I want to do this kind of query by scala dataframe api.
tl;dr Up to Spark 2.1.0 it is not possible. There are currently no plans to add such an operator to Dataset API.
Spark SQL supports the following so-called multi-dimensional aggregate operators:
rollup operator
cube operator
GROUPING SETS clause (only in SQL mode)
grouping() and grouping_id() functions
NOTE: GROUPING SETS is only available in SQL mode. There is no support in Dataset API.
GROUPING SETS
val sales = Seq(
("Warsaw", 2016, 100),
("Warsaw", 2017, 200),
("Boston", 2015, 50),
("Boston", 2016, 150),
("Toronto", 2017, 50)
).toDF("city", "year", "amount")
sales.createOrReplaceTempView("sales")
// equivalent to rollup("city", "year")
val q = sql("""
SELECT city, year, sum(amount) as amount
FROM sales
GROUP BY city, year
GROUPING SETS ((city, year), (city), ())
ORDER BY city DESC NULLS LAST, year ASC NULLS LAST
""")
scala> q.show
+-------+----+------+
| city|year|amount|
+-------+----+------+
| Warsaw|2016| 100|
| Warsaw|2017| 200|
| Warsaw|null| 300|
|Toronto|2017| 50|
|Toronto|null| 50|
| Boston|2015| 50|
| Boston|2016| 150|
| Boston|null| 200|
| null|null| 550| <-- grand total across all cities and years
+-------+----+------+
// equivalent to cube("city", "year")
// note the additional (year) grouping set
val q = sql("""
SELECT city, year, sum(amount) as amount
FROM sales
GROUP BY city, year
GROUPING SETS ((city, year), (city), (year), ())

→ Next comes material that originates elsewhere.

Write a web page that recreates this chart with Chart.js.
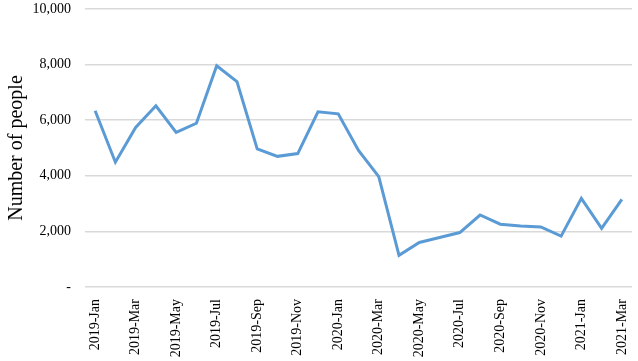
<!DOCTYPE html>
<html>
<head>
<meta charset="utf-8">
<script src="https://cdn.jsdelivr.net/npm/chart.js@4/dist/chart.umd.min.js"></script>
<style>
html,body{margin:0;padding:0;background:#fff;}
#wrap{width:638px;height:361px;position:relative;}
</style>
</head>
<body>
<div id="wrap"><canvas id="c" width="638" height="361"></canvas></div>
<script>
const categories = [
  "2019-Jan","2019-Feb","2019-Mar","2019-Apr","2019-May","2019-Jun","2019-Jul","2019-Aug","2019-Sep","2019-Oct","2019-Nov","2019-Dec",
  "2020-Jan","2020-Feb","2020-Mar","2020-Apr","2020-May","2020-Jun","2020-Jul","2020-Aug","2020-Sep","2020-Oct","2020-Nov","2020-Dec",
  "2021-Jan","2021-Feb","2021-Mar"
];
const people = [
  6340, 4490, 5740, 6520, 5560, 5890, 7960, 7390, 4970, 4700, 4800, 6300,
  6230, 4910, 3970, 1140, 1600, 1780, 1960, 2590, 2260, 2190, 2160, 1830,
  3190, 2110, 3150
];
const yTicks = [0, 2000, 4000, 6000, 8000, 10000];

const font = "'Liberation Serif','Times New Roman',serif";

new Chart(document.getElementById('c'), {
  type: 'line',
  data: {
    labels: categories,
    datasets: [{
      data: people,
      borderColor: '#5b9bd5',
      borderWidth: 3,
      pointRadius: 0,
      tension: 0,
      fill: false
    }]
  },
  options: {
    responsive: false,
    animation: false,
    layout: { padding: { top: 9, right: 6, left: 0, bottom: 0 } },
    plugins: { legend: { display: false }, tooltip: { enabled: false } },
    scales: {
      x: {
        offset: true,
        grid: { display: false },
        border: { display: false },
        ticks: {
          autoSkip: false,
          maxRotation: 90,
          minRotation: 90,
          color: '#000',
          font: { family: font, size: 14 },
          padding: 4,
          callback: function(v, i) { return i % 2 === 0 ? categories[i] : ''; }
        },
        afterFit: function(s) { s.height = 74; s.paddingLeft = 0; s.paddingRight = 0; }
      },
      y: {
        min: 0,
        max: 10000,
        afterBuildTicks: function(s) { s.ticks = yTicks.map(v => ({ value: v })); },
        grid: { color: '#d9d9d9', lineWidth: 1.5, drawTicks: false },
        border: { display: false },
        ticks: {
          color: '#000',
          font: { family: font, size: 14 },
          padding: 14,
          callback: function(v) { return v === 0 ? '-' : v.toLocaleString('en-US'); }
        },
        title: {
          display: true,
          text: 'Number of people',
          color: '#000',
          font: { family: font, size: 20 },
          padding: { top: 5, bottom: 0 }
        },
        afterFit: function(s) { s.width = 85; s.paddingTop = 0; s.paddingBottom = 0; }
      }
    }
  }
});
</script>
</body>
</html>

ORDER BY city DESC NULLS LAST, year ASC NULLS LAST
""")
scala> q.show
+-------+----+------+
| city|year|amount|
+-------+----+------+
| Warsaw|2016| 100|
| Warsaw|2017| 200|
| Warsaw|null| 300|
|Toronto|2017| 50|
|Toronto|null| 50|
| Boston|2015| 50|
| Boston|2016| 150|
| Boston|null| 200|
| null|2015| 50| <-- total across all cities in 2015
| null|2016| 250| <-- total across all cities in 2016
| null|2017| 250| <-- total across all cities in 2017
| null|null| 550|
+-------+----+------+
If a value in a column of resulting table is null, it may not necessarily mean that the column was aggregated on that row. If that column has nulls in the original table, null value in the aggregations table may represent just a null value from the original table. Use grouping function to check if the column was aggregated on the specific row or not.